**Available data:**

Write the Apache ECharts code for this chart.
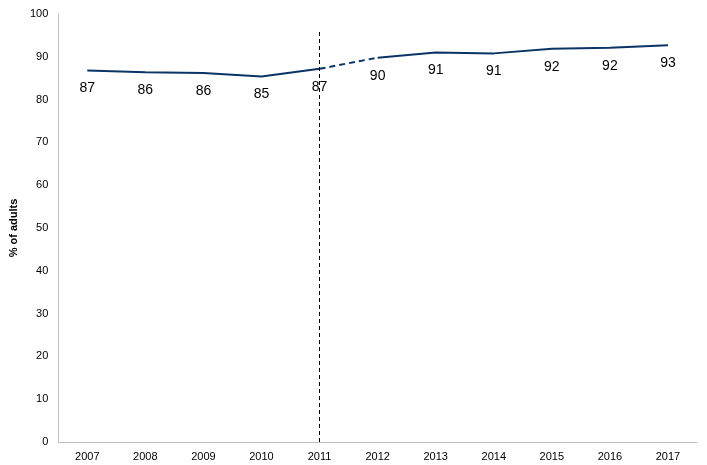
<!DOCTYPE html>
<html>
<head>
<meta charset="utf-8">
<script src="https://cdn.jsdelivr.net/npm/echarts@6/dist/echarts.min.js"></script>
<style>
  html, body { margin: 0; padding: 0; background: #fff; }
  #chart { width: 707px; height: 465px; }
</style>
</head>
<body>
<div id="chart"></div>
<script>
var years = ['2007', '2008', '2009', '2010', '2011', '2012', '2013', '2014', '2015', '2016', '2017'];
var values = [86.8, 86.4, 86.2, 85.4, 87.2, 89.8, 91.0, 90.8, 91.9, 92.1, 92.7];
var yTicks = [0, 10, 20, 30, 40, 50, 60, 70, 80, 90, 100];

var breakAt = years.indexOf('2011'); // series break between 2011 and 2012

// solid before the break, dashed across it, solid after
var before = values.map(function (v, i) { return i <= breakAt ? v : null; });
var bridge = values.map(function (v, i) { return (i === breakAt || i === breakAt + 1) ? v : null; });
var after = values.map(function (v, i) { return i >= breakAt + 1 ? v : null; });

var lineColor = '#0b3466';
var font = 'Liberation Sans, Arial, sans-serif';

// labels need a symbol to hang on, so keep an invisible one
var valueLabel = {
    show: true,
    position: 'bottom',
    distance: 11,
    color: '#000',
    fontSize: 14,
    fontFamily: font,
    formatter: function (p) { return Math.round(p.value); }
};

var chart = echarts.init(document.getElementById('chart'));
chart.setOption({
    animation: false,
    grid: {left: 55, right: 10, top: 14, bottom: 23},
    xAxis: {
        type: 'category',
        data: years,
        boundaryGap: true,
        axisLine: {lineStyle: {color: '#bfbfbf', width: 1}},
        axisTick: {show: false},
        axisLabel: {color: '#000', fontSize: 11, fontFamily: font, margin: 9}
    },
    yAxis: {
        type: 'value',
        min: yTicks[0],
        max: yTicks[yTicks.length - 1],
        interval: 10,
        name: '% of adults',
        nameLocation: 'middle',
        nameGap: 34,
        nameTextStyle: {color: '#000', fontSize: 11, fontWeight: 'bold', fontFamily: font},
        axisLine: {show: true, lineStyle: {color: '#bfbfbf', width: 1}},
        axisTick: {show: false},
        splitLine: {show: false},
        axisLabel: {color: '#000', fontSize: 11, fontFamily: font, margin: 10}
    },
    series: [
        {
            type: 'line',
            data: before,
            symbol: 'circle',
            symbolSize: 0,
            showSymbol: true,
            itemStyle: {color: lineColor},
            lineStyle: {color: lineColor, width: 2},
            label: valueLabel,
            markLine: {
                silent: true,
                symbol: 'none',
                label: {show: false},
                lineStyle: {color: '#000', type: [4, 3], width: 1},
                data: [[{coord: [years[breakAt], 0]}, {coord: [years[breakAt], 96]}]]
            }
        },
        {
            type: 'line',
            data: bridge,
            symbol: 'none',
            lineStyle: {color: lineColor, width: 2, type: [6, 4]}
        },
        {
            type: 'line',
            data: after,
            symbol: 'circle',
            symbolSize: 0,
            showSymbol: true,
            itemStyle: {color: lineColor},
            lineStyle: {color: lineColor, width: 2},
            label: valueLabel
        }
    ]
});
</script>
</body>
</html>
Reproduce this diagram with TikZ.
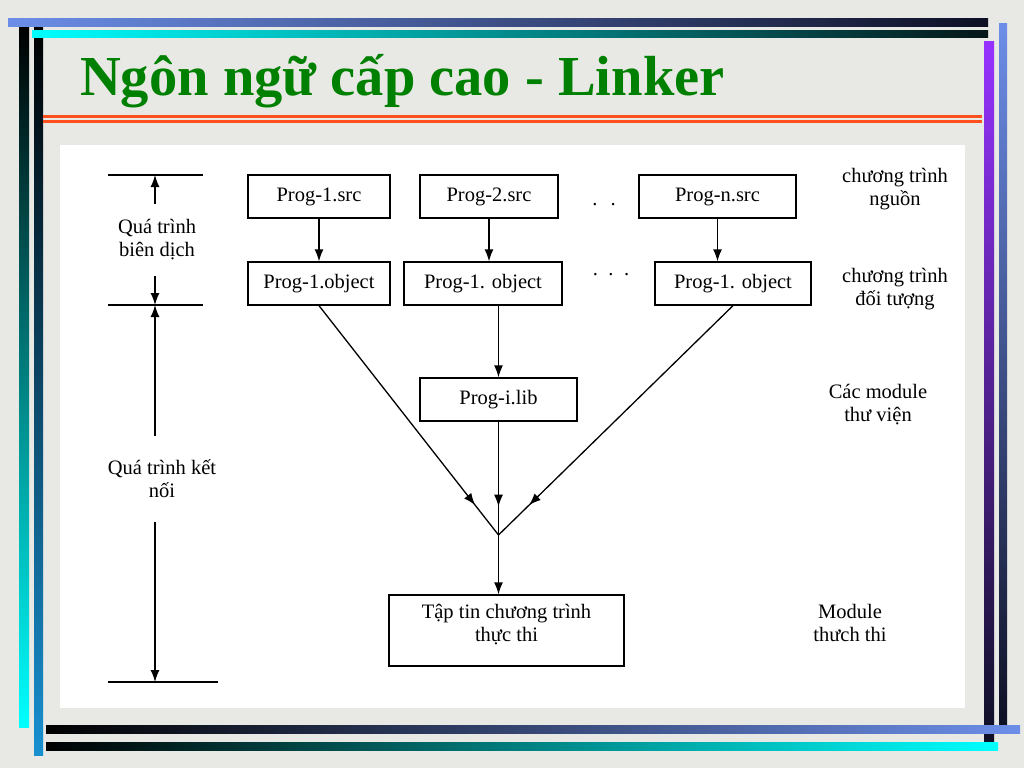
\documentclass[tikz,border=0pt]{standalone}
\usepackage{fontspec}
\setmainfont{Liberation Serif}
\usetikzlibrary{arrows.meta, decorations.markings}
\definecolor{slidebg}{RGB}{232,232,228}
\definecolor{titlegreen}{RGB}{0,128,0}
\definecolor{barblue}{RGB}{108,142,232}
\definecolor{barnavy}{RGB}{14,16,36}
\definecolor{barteal}{RGB}{6,22,24}
\definecolor{barsky}{RGB}{24,144,208}
\definecolor{barpurple}{RGB}{150,50,255}
\definecolor{rulered}{RGB}{255,80,30}

\begin{document}
\begin{tikzpicture}[x=1pt, y=-1pt,
    every node/.style={font=\fontsize{20.5}{23}\selectfont},
    box/.style={draw, line width=1.3pt, minimum height=43pt, inner sep=0pt},
    note/.style={align=center, inner sep=0pt},
    link/.style={line width=1.3pt},
    tip/.style={-{Latex[length=12pt,width=9pt]}},
    midarrow/.style={postaction={decorate},
      decoration={markings, mark=at position #1 with {\arrow{Latex[length=12pt,width=9pt]}}}},
  ]
  % slide and white panel
  \fill[slidebg] (0,0) rectangle (1024,768);
  \fill[white] (60,145) rectangle (965,708);

  % frame bars
  \shade[top color=black, bottom color=cyan] (19,27) rectangle (29,727);
  \shade[top color=black, bottom color=barsky] (34,28) rectangle (43,755);
  \shade[top color=barpurple, bottom color=barnavy] (984,42) rectangle (994,742);
  \shade[top color=barblue, bottom color=barnavy] (999,24) rectangle (1007,725);
  \shade[left color=barblue, right color=barnavy] (8,19) rectangle (988,27);
  \shade[left color=cyan, right color=barteal] (32,31) rectangle (988,38);
  \shade[left color=black, right color=barblue] (46,725) rectangle (1020,733);
  \shade[left color=black, right color=cyan] (46,742) rectangle (998,750);

  % title
  \node[anchor=base west, inner sep=0pt, text=titlegreen,
        font=\fontsize{56.5}{60}\selectfont\bfseries] (title) at (80,95) {Ngôn ngữ cấp cao - Linker};
  \draw[rulered, line width=3pt] (43,116.5) -- (982,116.5);
  \draw[rulered, line width=3pt] (43,121.5) -- (982,121.5);

  % program files
  \node[box, minimum width=142pt] (s1) at (319,196.5) {Prog-1.src};
  \node[box, minimum width=138pt] (s2) at (489,196.5) {Prog-2.src};
  \node[box, minimum width=157pt] (sn) at (717.5,196.5) {Prog-n.src};
  \node[box, minimum width=142pt] (o1) at (319,283.5) {Prog-1.object};
  \node[box, minimum width=158pt] (o2) at (483,283.5) {Prog-1. object};
  \node[box, minimum width=156pt] (on) at (733,283.5) {Prog-1. object};
  \node[box, minimum width=157pt] (lib) at (498.5,399.5) {Prog-i.lib};
  \node[box, minimum width=235pt, minimum height=71pt, text depth=16pt, align=center] (exe) at (506.5,630.5) {Tập tin chương trình\\thực thi};
  \node (d1) at (604,205) {.\hspace{13pt}.};
  \node (d2) at (611,275) {.\hspace{10.5pt}.\hspace{10.5pt}.};

  % right labels
  \node[note] (srclbl) at (895,189) {chương trình\\nguồn};
  \node[note] (objlbl) at (895,289) {chương trình\\đối tượng};
  \node[note] (liblbl) at (878,405) {Các module\\thư viện};
  \node[note] (exelbl) at (850,623) {Module\\thưch thi};

  % left scale
  \coordinate (lv1) at (155,175);
  \coordinate (lv2) at (155,305);
  \coordinate (lv3) at (155,682);
  \draw[link] (108,175) -- (203,175);
  \draw[link] (108,305) -- (203,305);
  \draw[link] (108,682) -- (218,682);
  \node[note, minimum height=72pt] (bd) at (157,240) {Quá trình\\biên dịch};
  \node[note, minimum height=86pt] (kn) at (162,479) {Quá trình kết\\nối};
  \draw[link, tip] (bd.north -| lv1) -- (lv1);
  \draw[link, tip] (bd.south -| lv1) -- (lv2);
  \draw[link, tip] (kn.north -| lv1) -- (lv2);
  \draw[link, tip] (kn.south -| lv1) -- (lv3);

  % connectors
  \draw[link, tip] (s1.south) -- (s1.south |- o1.north);
  \draw[link, tip] (s2.south) -- (s2.south |- o2.north);
  \draw[link, tip] (sn.south) -- (sn.south |- on.north);
  \draw[link, tip] (lib.north |- o2.south) -- (lib.north);
  \coordinate (join) at (498.5,535);
  \draw[link, midarrow=0.87] (o1.south) -- (join);
  \draw[link, midarrow=0.87] (on.south) -- (join);
  \draw[link, midarrow=0.75] (lib.south) -- (join);
  \draw[link, tip] (join) -- (join |- exe.north);
\end{tikzpicture}
\end{document}
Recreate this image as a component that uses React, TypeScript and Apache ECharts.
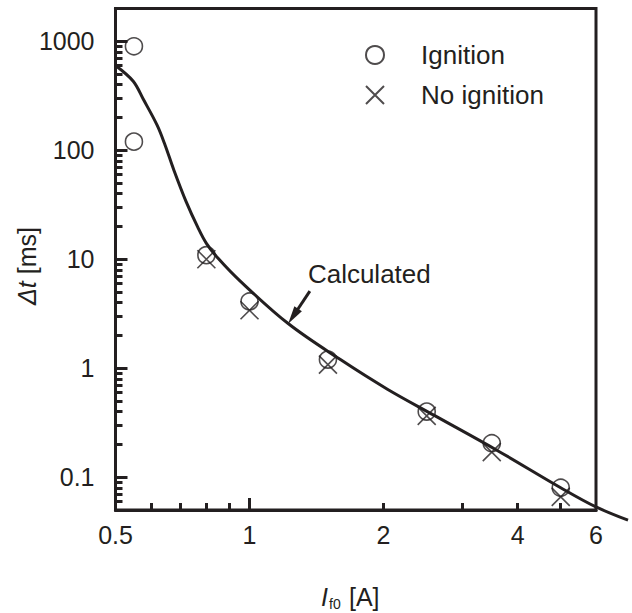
import React, { useEffect, useRef } from 'react';
import * as echarts from 'echarts';

// Calculated curve (I_f0 [A], Δt [ms])
const curveX = [0.5, 0.548, 0.577, 0.62, 0.646, 0.676, 0.72, 0.766, 0.8, 0.85, 0.953, 1.221, 1.6, 2.04, 2.6, 3.6, 5.01, 6.0, 7.08];
const curveY = [600, 430, 295, 170, 112, 66, 34, 19.5, 14, 10.2, 6.3, 2.57, 1.2, 0.642, 0.369, 0.176, 0.0796, 0.0533, 0.0403];

// Measured points
const ignitionX = [0.55, 0.55, 0.8, 1.0, 1.5, 2.5, 3.5, 5.0];
const ignitionY = [900, 120, 10.9, 4.1, 1.2, 0.4, 0.205, 0.08];
const noIgnitionX = [0.8, 1.0, 1.5, 2.5, 3.5, 5.0];
const noIgnitionY = [10, 3.4, 1.08, 0.365, 0.17, 0.066];

// Axis ticks
const xTickLabels = [0.5, 1, 2, 4, 6];
const xMajorTicks = [1];
const xMinorTicks = [0.6, 0.7, 0.8, 0.9, 2, 3, 4, 5];
const yTickLabels = [0.1, 1, 10, 100, 1000];
const yMinorTicks = [
  0.06, 0.07, 0.08, 0.09,
  0.2, 0.3, 0.4, 0.5, 0.6, 0.7, 0.8, 0.9,
  2, 3, 4, 5, 6, 7, 8, 9,
  20, 30, 40, 50, 60, 70, 80, 90,
  200, 300, 400, 500, 600, 700, 800, 900,
];

// Annotation (data coordinates)
const arrowFrom = [1.366, 5.1];
const arrowTo = [1.253, 3.0];
const annotationAt = [1.858, 7.26];

const C = '#231f20';
const FONT = '"Liberation Sans", Arial, Helvetica, sans-serif';

export default function App() {
  const ref = useRef<HTMLDivElement>(null);
  useEffect(() => {
    if (!ref.current) return;
    const chart = echarts.init(ref.current, undefined, { renderer: 'svg' });
    const axisCommon = {
      type: 'log',
      logBase: 10,
      splitLine: { show: false },
      minorSplitLine: { show: false },
    };
    chart.setOption({
      animation: false,
      backgroundColor: '#fff',
      textStyle: { fontFamily: FONT },
      grid: {
        left: 115.5,
        right: 36,
        top: 8.5,
        bottom: 103,
        show: true,
        borderWidth: 3,
        borderColor: C,
        backgroundColor: 'transparent',
      },
      legend: {
        data: ['Ignition', 'No ignition'],
        orient: 'vertical',
        left: 365,
        top: 42,
        padding: 0,
        itemWidth: 18,
        itemHeight: 18,
        itemGap: 14,
        textStyle: { fontSize: 26, color: C, fontFamily: FONT, padding: [0, 0, 0, 32] },
      },
      xAxis: [
        {
          ...axisCommon,
          min: 0.5,
          max: 6,
          position: 'bottom',
          axisLine: { show: true, lineStyle: { color: C, width: 3 } },
          axisTick: { show: true, inside: true, length: 12, customValues: xMajorTicks, lineStyle: { color: C, width: 3 } },
          axisLabel: {
            show: true,
            customValues: xTickLabels,
            fontSize: 25,
            color: C,
            fontFamily: FONT,
            margin: 12,
            formatter: (v: number) => String(v),
          },
        },
        {
          ...axisCommon,
          min: 0.5,
          max: 6,
          position: 'bottom',
          axisLine: { show: false },
          axisTick: { show: true, inside: true, length: 7, customValues: xMinorTicks, lineStyle: { color: C, width: 3 } },
          axisLabel: { show: false },
        },
      ],
      yAxis: [
        {
          ...axisCommon,
          min: 0.05,
          max: 2000,
          position: 'left',
          axisLine: { show: true, lineStyle: { color: C, width: 3 } },
          axisTick: { show: true, inside: true, length: 12, customValues: yTickLabels, lineStyle: { color: C, width: 3 } },
          axisLabel: {
            show: true,
            customValues: yTickLabels,
            fontSize: 25,
            color: C,
            fontFamily: FONT,
            margin: 21,
            formatter: (v: number) => String(v),
          },
        },
        {
          ...axisCommon,
          min: 0.05,
          max: 2000,
          position: 'left',
          axisLine: { show: false },
          axisTick: { show: true, inside: true, length: 7, customValues: yMinorTicks, lineStyle: { color: C, width: 3 } },
          axisLabel: { show: false },
        },
      ],
      graphic: [
        {
          type: 'text',
          x: 27,
          y: 266,
          rotation: Math.PI / 2,
          style: {
            text: '{i|Δt} [ms]',
            fontSize: 25,
            fontFamily: FONT,
            fill: C,
            align: 'center',
            verticalAlign: 'middle',
            rich: { i: { fontStyle: 'italic', fontSize: 25, fontFamily: FONT, fill: C } },
          },
        },
        {
          type: 'text',
          x: 321,
          y: 597,
          style: { text: 'I', fontStyle: 'italic', fontSize: 25, fontFamily: FONT, fill: C, align: 'left', verticalAlign: 'middle' },
        },
        {
          type: 'text',
          x: 329,
          y: 604,
          style: { text: 'f0', fontSize: 14, fontFamily: FONT, fill: C, align: 'left', verticalAlign: 'middle' },
        },
        {
          type: 'text',
          x: 349,
          y: 597,
          style: { text: '[A]', fontSize: 25, fontFamily: FONT, fill: C, align: 'left', verticalAlign: 'middle' },
        },
      ],
      series: [
        {
          name: 'Calculated',
          type: 'custom',
          coordinateSystem: 'cartesian2d',
          xAxisIndex: 0,
          yAxisIndex: 0,
          clip: false,
          silent: true,
          data: [[curveX[0], curveY[0]]],
          encode: { x: 0, y: 1 },
          renderItem: (_params: any, api: any) => ({
            type: 'polyline',
            shape: {
              points: curveX.map((x, i) => api.coord([x, curveY[i]])),
              smooth: 0.35,
            },
            style: { stroke: C, lineWidth: 3, fill: 'none' },
          }),
          z: 3,
          markLine: {
            silent: true,
            symbol: ['none', 'triangle'],
            symbolSize: [9, 18],
            lineStyle: { color: C, width: 3, type: 'solid' },
            itemStyle: { color: C },
            label: { show: false },
            data: [[{ coord: arrowFrom }, { coord: arrowTo }]],
          },
          markPoint: {
            silent: true,
            symbol: 'circle',
            symbolSize: 1,
            itemStyle: { color: 'transparent' },
            label: { show: true, position: 'inside', formatter: 'Calculated', fontSize: 26, color: C, fontFamily: FONT },
            data: [{ coord: annotationAt }],
          },
        },
        {
          name: 'Ignition',
          type: 'scatter',
          xAxisIndex: 0,
          yAxisIndex: 0,
          data: ignitionX.map((x, i) => [x, ignitionY[i]]),
          symbol: 'circle',
          symbolSize: 17,
          clip: false,
          itemStyle: { color: 'transparent', borderColor: C, borderWidth: 1.6 },
          z: 4,
        },
        {
          name: 'No ignition',
          type: 'scatter',
          xAxisIndex: 0,
          yAxisIndex: 0,
          data: noIgnitionX.map((x, i) => [x, noIgnitionY[i]]),
          symbol: 'path://M0,0L10,10M10,0L0,10',
          symbolSize: 18,
          clip: false,
          itemStyle: { color: 'transparent', borderColor: C, borderWidth: 1.6 },
          z: 4,
        },
      ],
    });
    return () => chart.dispose();
  }, []);
  return <div ref={ref} style={{ position: 'absolute', left: 0, top: 0, width: 632, height: 613 }} />;
}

**Exercise aim:** Scan the records above for the string "Apache", then select every line that holds it.

**Reply:**
Write the Apache ECharts code for this chart.
Recreate this image as a component that uses React, TypeScript and Apache ECharts.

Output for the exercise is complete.